So many people lament these days about something missing in our culture, something lost, something perhaps never to be retrieved. We seem to be wandering around a bit bewildered. We seem to be carrying around a map of reality that no longer points out where we are or where we should be going. Something happened, to use Joseph Heller’s phrase of a few decades ago. Something changed, quite dramatically, and we worry about that. We yearn for something different, something old and good.
Now I know this can sound like nostalgia for a past that didn’t exist in the first place. Or perhaps it is just the perennial whining of an older generation that longs for the good old days. Maybe we simply need to move on, embrace change, accept what we have become.
In a Saturday Wall Street Journal column a week ago, Peggy Noonan says that “pretty much everyone over 50 in America feels on some level like a refugee. That’s because they were born in one place — the old America — and live now in another.”
Of course we have to ask, is there really an “old America” that is somehow more healthy, more decent, more mannered, more devoted to the common good, more hopeful? We know the old times were full of all kinds of dark realities. We think of the scourge of racism run rampant and deep in the culture, for example. Things were not perfect, to be sure.
But still there is “a certain cultural longing now,” Noonan says. We “hear the new culture out of the radio, the TV, the billboard, the movie, the talk show. It is so violent, so sexualized, so politicized, so rough.” People often feel they “miss the old America . . . .” They “fear, deep down, that this new culture, the one their children live in, isn’t going to make it.”

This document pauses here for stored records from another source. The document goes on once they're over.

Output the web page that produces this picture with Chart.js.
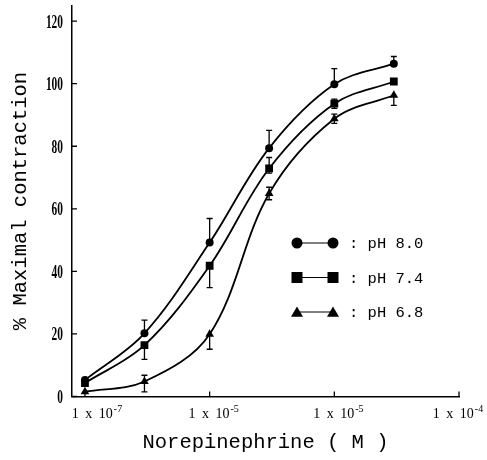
<!DOCTYPE html>
<html><head><meta charset="utf-8">
<script src="https://cdn.jsdelivr.net/npm/chart.js@4/dist/chart.umd.min.js"></script>
<style>html,body{margin:0;padding:0;background:#fff;}#wrap{width:487px;height:460px;}</style>
</head><body><div id="wrap"><canvas id="c" width="487" height="460"></canvas></div>
<script>
// ---- data ----
const concentrations = [1e-7, 3e-7, 1e-6, 3e-6, 1e-5, 3e-5];
const seriesNames = ['pH 8.0', 'pH 7.4', 'pH 6.8'];
const ph80 = [5.3, 20.2, 49.2, 79.4, 99.8, 106.4];
const ph80ErrUp = [0, 4.2, 7.7, 5.7, 5.0, 2.3];
const ph80ErrDn = [0, 0, 0, 0, 0, 0];
const ph74 = [4.3, 16.4, 41.8, 72.9, 93.6, 100.7];
const ph74ErrUp = [0, 0, 0, 3.5, 1.5, 0];
const ph74ErrDn = [0, 4.5, 7.0, 1.5, 1.5, 0];
const ph68 = [1.5, 4.8, 19.9, 64.9, 88.8, 96.3];
const ph68ErrUp = [0, 2.0, 0, 2.0, 1.5, 0];
const ph68ErrDn = [0, 3.3, 4.8, 2.0, 1.5, 3.2];
const xTickValues = [1e-7, 1e-6, 1e-5, 1e-4];
const xTickBase = ['1 x 10', '1 x 10', '1 x 10', '1 x 10'];
const xTickExp = ['-7', '-5', '-5', '-4'];
const yTickValues = [0, 20, 40, 60, 80, 100, 120];

const seriesValues = [ph80, ph74, ph68];
const seriesUp = [ph80ErrUp, ph74ErrUp, ph68ErrUp];
const seriesDn = [ph80ErrDn, ph74ErrDn, ph68ErrDn];
const pointStyles = ['circle', 'rect', 'triangle'];
const pointRadii = [4, 5.5, 5];

const xLabelShift = [12, 4, 4, -1];

function drawMarker(ctx, style, x, y, s) {
  ctx.beginPath();
  if (style === 'circle') { ctx.arc(x, y, s / 2, 0, Math.PI * 2); }
  else if (style === 'rect') { ctx.rect(x - s / 2, y - s / 2, s, s); }
  else { ctx.moveTo(x, y - s * 0.45); ctx.lineTo(x + s / 2, y + s * 0.4); ctx.lineTo(x - s / 2, y + s * 0.4); ctx.closePath(); }
  ctx.fill();
}

const errorBars = {
  id: 'errorBars',
  afterDatasetsDraw(chart) {
    const ctx = chart.ctx, ys = chart.scales.y;
    ctx.save();
    ctx.strokeStyle = '#000'; ctx.lineWidth = 1.3;
    chart.data.datasets.forEach((ds, i) => {
      const meta = chart.getDatasetMeta(i);
      meta.data.forEach((pt, j) => {
        const v = seriesValues[i][j], up = seriesUp[i][j], dn = seriesDn[i][j];
        if (!up && !dn) return;
        const yT = ys.getPixelForValue(v + up), yB = ys.getPixelForValue(v - dn), x = pt.x;
        ctx.beginPath();
        ctx.moveTo(x, yT); ctx.lineTo(x, yB);
        if (up) { ctx.moveTo(x - 3, yT); ctx.lineTo(x + 3, yT); }
        if (dn) { ctx.moveTo(x - 3, yB); ctx.lineTo(x + 3, yB); }
        ctx.stroke();
      });
    });
    ctx.restore();
  }
};

const axisDecor = {
  id: 'axisDecor',
  afterDraw(chart) {
    const ctx = chart.ctx, xs = chart.scales.x, ys = chart.scales.y, a = chart.chartArea;
    ctx.save();
    ctx.strokeStyle = '#000'; ctx.lineWidth = 1.3;
    ctx.beginPath();
    yTickValues.forEach(v => { const py = ys.getPixelForValue(v); ctx.moveTo(a.left, py); ctx.lineTo(a.left + 5, py); });
    xTickValues.forEach(v => { const px = xs.getPixelForValue(v); ctx.moveTo(px, a.bottom); ctx.lineTo(px, a.bottom - 5); });
    ctx.stroke();
    ctx.fillStyle = '#000';
    // y tick labels (tall, narrow serif)
    ctx.textAlign = 'right'; ctx.textBaseline = 'alphabetic';
    yTickValues.forEach(v => {
      const py = ys.getPixelForValue(v);
      ctx.save(); ctx.translate(a.left - 9, py + 6.5); ctx.scale(0.6, 1);
      ctx.font = 'bold 19px "Liberation Serif"';
      ctx.fillText(String(v), 0, 0);
      ctx.restore();
    });
    // x tick labels with superscripts
    xTickValues.forEach((v, i) => {
      const px = xs.getPixelForValue(v) + xLabelShift[i];
      ctx.font = '14px "Liberation Serif"';
      ctx.wordSpacing = '3px';
      const wb = ctx.measureText(xTickBase[i]).width;
      ctx.font = '10px "Liberation Serif"';
      ctx.wordSpacing = '0px';
      const we = ctx.measureText(xTickExp[i]).width;
      const x0 = px - (wb + we + 1) / 2;
      ctx.textAlign = 'left';
      ctx.font = '14px "Liberation Serif"'; ctx.wordSpacing = '3px';
      ctx.fillText(xTickBase[i], x0, 418);
      ctx.font = '10px "Liberation Serif"'; ctx.wordSpacing = '0px';
      ctx.fillText(xTickExp[i], x0 + wb + 1, 412);
    });
    // legend
    const ly0 = 243, ldy = 34.5, mx1 = 297, mx2 = 333, tx = 349;
    seriesNames.forEach((name, i) => {
      const y = ly0 + i * ldy;
      ctx.lineWidth = 1;
      ctx.beginPath(); ctx.moveTo(mx1, y); ctx.lineTo(mx2, y); ctx.stroke();
      drawMarker(ctx, pointStyles[i], mx1, y, i === 2 ? 12 : 11);
      drawMarker(ctx, pointStyles[i], mx2, y, i === 2 ? 12 : 11);
      ctx.font = '15.5px "Liberation Mono"';
      ctx.textAlign = 'left'; ctx.textBaseline = 'middle';
      ctx.fillText(': ' + name, tx, y + 1);
      ctx.textBaseline = 'alphabetic';
    });
    ctx.restore();
  }
};

const datasets = seriesNames.map((name, i) => ({
  label: name,
  data: concentrations.map((c, j) => ({ x: c, y: seriesValues[i][j] })),
  borderColor: '#000',
  backgroundColor: '#000',
  borderWidth: 1.8,
  pointStyle: pointStyles[i],
  pointRadius: pointRadii[i],
  pointBackgroundColor: '#000',
  pointBorderColor: '#000',
  pointBorderWidth: 0,
  tension: 0.35,
  fill: false
}));

new Chart(document.getElementById('c'), {
  type: 'line',
  data: { datasets },
  plugins: [errorBars, axisDecor],
  options: {
    responsive: false,
    animation: false,
    devicePixelRatio: 1,
    layout: { padding: { left: 0, right: 28, top: 5, bottom: 0 } },
    plugins: { legend: { display: false }, tooltip: { enabled: false } },
    scales: {
      x: {
        type: 'logarithmic',
        min: 7.87e-8, max: 1e-4,
        grid: { display: false, drawTicks: false },
        border: { display: true, color: '#000', width: 1.5 },
        ticks: { display: false },
        title: { display: true, text: 'Norepinephrine ( M )', color: '#000',
          font: { family: 'Liberation Mono', size: 20.5 }, padding: { top: 0, bottom: 5 } },
        afterFit(s) { s.height = 63.5; }
      },
      y: {
        type: 'linear',
        min: 0, max: 125,
        grid: { display: false, drawTicks: false },
        border: { display: true, color: '#000', width: 1.5 },
        ticks: { display: false },
        title: { display: true, text: '% Maximal contraction', color: '#000',
          font: { family: 'Liberation Mono', size: 20.5 }, padding: { top: 8, bottom: 0 } },
        afterFit(s) { s.width = 72; }
      }
    }
  }
});
</script>
</body></html>
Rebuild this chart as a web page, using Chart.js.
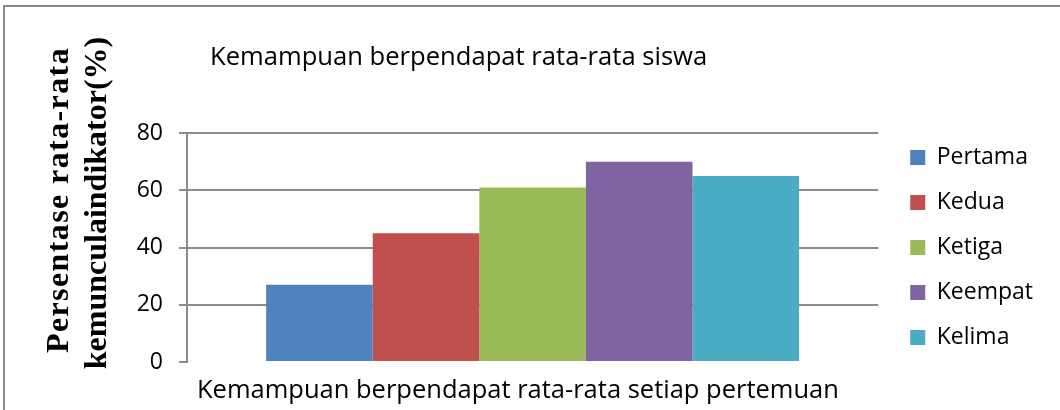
<!DOCTYPE html>
<html><head><meta charset="utf-8">
<script src="https://cdn.jsdelivr.net/npm/chart.js@4.4.0/dist/chart.umd.min.js"></script>
<style>
html,body{margin:0;padding:0;background:#fff;}
#wrap{position:relative;width:1060px;height:410px;overflow:hidden;background:#fff;}
#frame{position:absolute;left:3px;top:5px;width:1200px;height:600px;border-top:2px solid #888;border-left:2px solid #888;pointer-events:none;}
canvas{position:absolute;left:0;top:0;}
</style></head><body>
<div id="wrap"><canvas id="c" width="1060" height="410"></canvas><div id="frame"></div></div>
<script>
const categories = [''];
const seriesNames = ['Pertama', 'Kedua', 'Ketiga', 'Keempat', 'Kelima'];
const seriesValues = [27, 45, 61, 70, 65];
const seriesColors = ['#4F81BD', '#C0504D', '#9BBB59', '#8064A2', '#4BACC6'];
const yTickValues = [0, 20, 40, 60, 80];
const chartTitle = 'Kemampuan berpendapat rata-rata siswa';
const xAxisTitle = 'Kemampuan berpendapat rata-rata setiap pertemuan';
const yAxisTitleLines = ['Persentase rata-rata', 'kemunculaindikator(%)'];

const GRID = '#8c8c8c';
const SANS = '"Open Sans", "Noto Sans", sans-serif';

const textPlugin = {
  id: 'texts',
  afterLayout(chart) {
    const lg = chart.legend;
    if (lg) { const w = lg.right - lg.left; lg.left = chart.chartArea.right + 10; lg.right = lg.left + w; }
  },
  afterDraw(chart) {
    const ctx = chart.ctx;
    ctx.save();
    ctx.fillStyle = '#000';
    ctx.textBaseline = 'alphabetic';
    ctx.textAlign = 'left';
    ctx.font = '25.6px ' + SANS;
    ctx.fillText(chartTitle, 210, 65);
    ctx.font = '25.5px ' + SANS;
    ctx.fillText(xAxisTitle, 197, 398);
    ctx.font = 'bold 32px "Liberation Serif", "Times New Roman", serif';
    ctx.textAlign = 'center';
    ctx.textBaseline = 'middle';
    const xs = [60, 98];
    const ys = [200, 203];
    const spacing = ['1.4px', '0px'];
    yAxisTitleLines.forEach((t, i) => {
      ctx.save();
      ctx.letterSpacing = spacing[i];
      ctx.translate(xs[i], ys[i]);
      ctx.rotate(-Math.PI / 2);
      ctx.fillText(t, 0, 0);
      ctx.restore();
    });
    ctx.restore();
  }
};

const chart = new Chart(document.getElementById('c'), {
  type: 'bar',
  data: {
    labels: categories,
    datasets: seriesNames.map((n, i) => ({
      label: n,
      data: [seriesValues[i]],
      backgroundColor: seriesColors[i],
      borderWidth: 0,
      categoryPercentage: 0.771,
      barPercentage: 1
    }))
  },
  options: {
    responsive: false,
    animation: false,
    devicePixelRatio: 1,
    layout: { padding: { top: 85, bottom: 0, left: 0, right: 27 } },
    plugins: {
      title: { display: false },
      tooltip: { enabled: false },
      legend: {
        position: 'right',
        fullSize: true,
        labels: {
          boxWidth: 15, boxHeight: 15, padding: 22, color: '#000',
          font: { family: SANS, size: 23 }
        }
      }
    },
    scales: {
      x: {
        grid: { display: false },
        border: { display: false },
        ticks: { display: false },
        afterFit(s) { s.height = 48; }
      },
      y: {
        min: 0, max: 80,
        afterBuildTicks(s) { s.ticks = yTickValues.map(v => ({ value: v })); },
        ticks: { padding: 16, color: '#000', font: { family: SANS, size: 23 } },
        grid: {
          color: c => (c.tick && c.tick.value === 0) ? 'rgba(0,0,0,0)' : GRID,
          tickColor: GRID, lineWidth: 2, tickLength: 8
        },
        border: { color: GRID, width: 2 },
        afterFit(s) { s.width = 187; s.paddingTop = 133; }
      }
    }
  },
  plugins: [textPlugin]
});
</script>
</body></html>
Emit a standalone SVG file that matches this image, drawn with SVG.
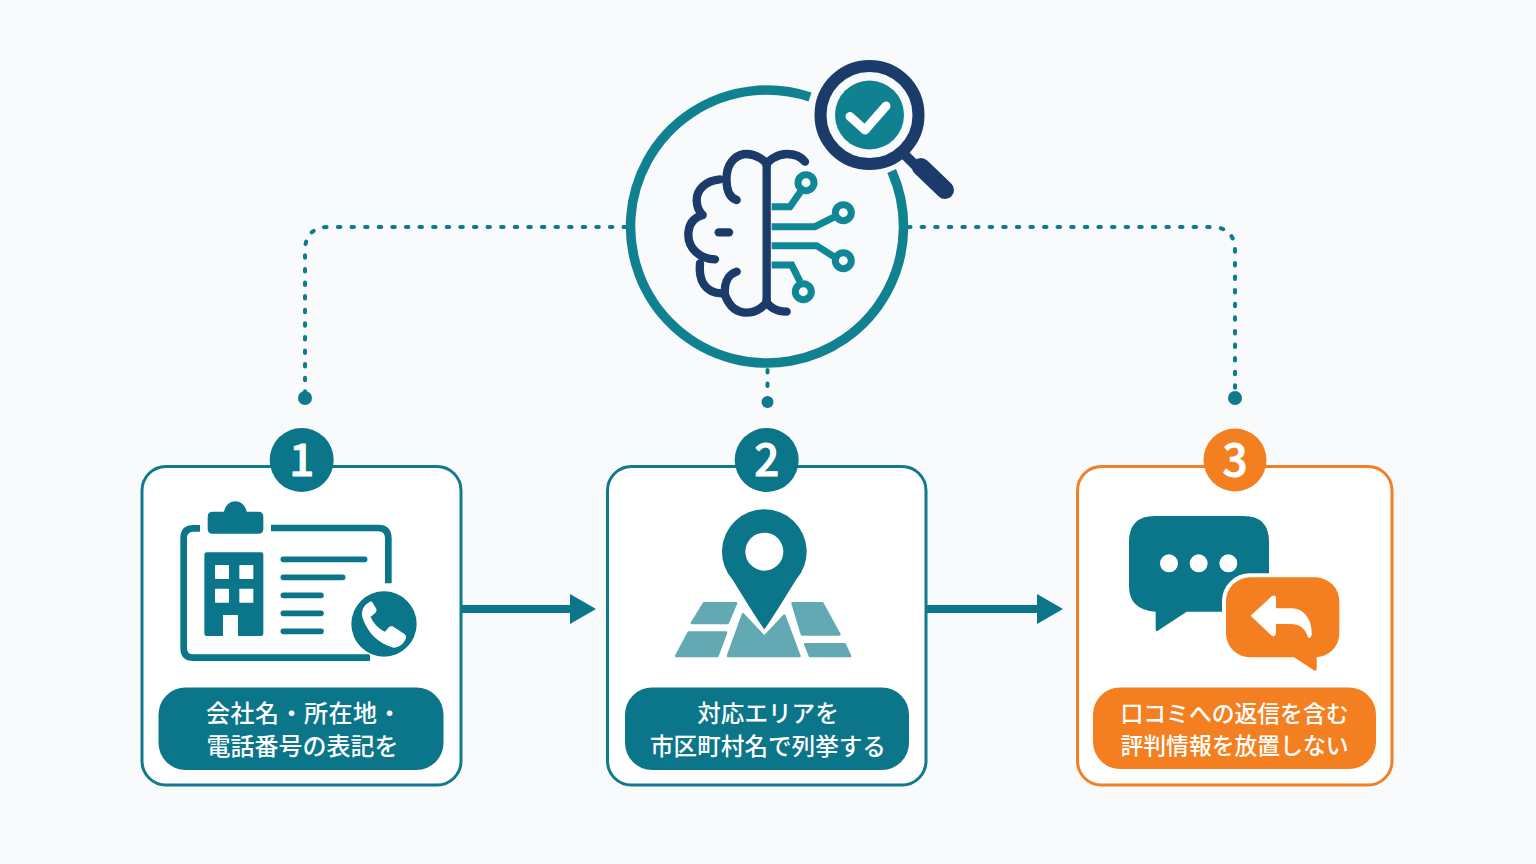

“In essence,” Noonan says, we live in “an assaultive culture, from the pop music coming out of the rental car radio to the TSA agent with her hands on your kids’ buttocks. We are increasingly strangers here, and we fear for the future.”
What do you think? Do you share these feelings? I’d love to know what you feel about the way things are these days in our country, perhaps across the world. Have we lost something good, something never to be retrieved? Do we feel that powerless to lead change toward something better? Do we feel that hopeless?